時は少し遡り、夏休み序盤。まだ地獄に足を踏み入れる前である。

 私が一つ書き上げた作品が、今もカクヨムの最下層あたりに眠っている筈である。今読むと視点がぐっちゃぐちゃで読めたものではないが、当時は力作と信じてやまなかった。

 題は『ベリアルさんの偉大なる悪魔料理』

 かつて人類が開いたゲートにより悪魔が現れた。そんな悪魔に対抗すべく作られた組織「DR」に所属する宮沖トウヤはある日、力を失った悪魔ベリアルと出会い、身体を乗っ取られ、戦いの災禍に巻き込まれ…

 

 うん、やかましい(二回目)

 なんだこれ、呪術○戦すぎるだろ。

 

 今にして思えば、本当によく分からない。一応二部三部と続ける予定だったものの、なんか蛇足くさいからという理由で全十二話で収めたのだが、そのせいで伏線が散らかりすぎてもう訳が分からない。ていうか、なんの説明もなしにアガリアレプトとかサタナキアとか言われても何が何だかって人の方が多かった筈である。

 羽島の過去やらゲート開通の真意、今は亡き二部でテーマとして扱った悪魔の存在とその起源だとか、文章にしてない故に自分にしか分からない設定が盛られすぎなのだ。

 そしてなにより、ガバい。長期ではなく十二話で完結させ、制作期間も二週間程度と拙作すぎる。
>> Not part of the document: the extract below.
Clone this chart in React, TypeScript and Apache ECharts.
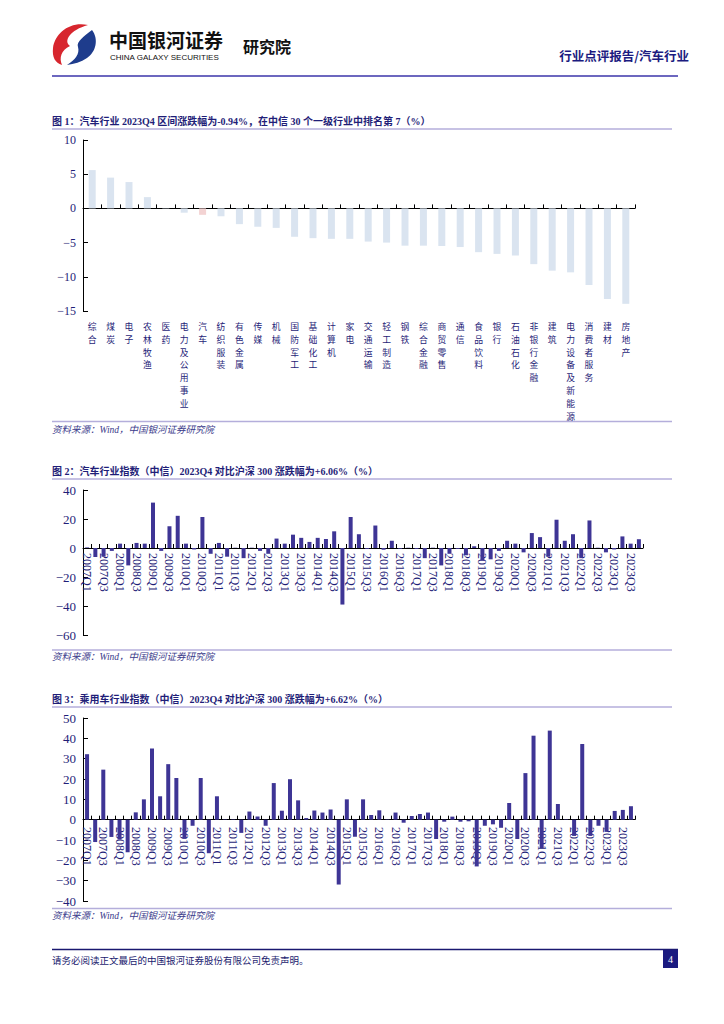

もっと練れよ設定を。

 

 正直、この頃は内心の反映などではなく、

義務感で書いていた。キミトメにあった様な、自身の反映など一切ない。むしろあったら困るだろこのテーマは。ふざけてんのか。

 故に、ただの娯楽を生み出そうとしていた訳である。これ以上は文句が止まらなくなるので、自重する。

 

 作中「七つの大罪 強欲」にあたるマモンというキャラが登場している。彼は、己の正義が欲しければ他者の正義を食い荒らせ、と語った。正義の反対もまた正義である、だからなんだよ俺の正義のために犠牲になれよ、そういった事だろうか。しかしこれはこれで、悪魔らしい身勝手な内面を表せたのではないだろうか。

 

 

 ただ、夏休み後半から九月にかけての私のくたびれようを考えるに「ベリアルさん」はここで終わっていて本当に良かったと思う。当時完結している作品といえば「歪ミノ咎学園」のみであり、私を苛む躁鬱の中でダラダラと本作を続けていれば、きっとまた同じように途中で投げ出していただろう。

 「ベリアルさん」は私にとって、初めて短期間で完結させた作品。どちらかと言うと、短編にあたるものなのだ。完結させた、その事実を得られただけでも、役割は果たせた筈である。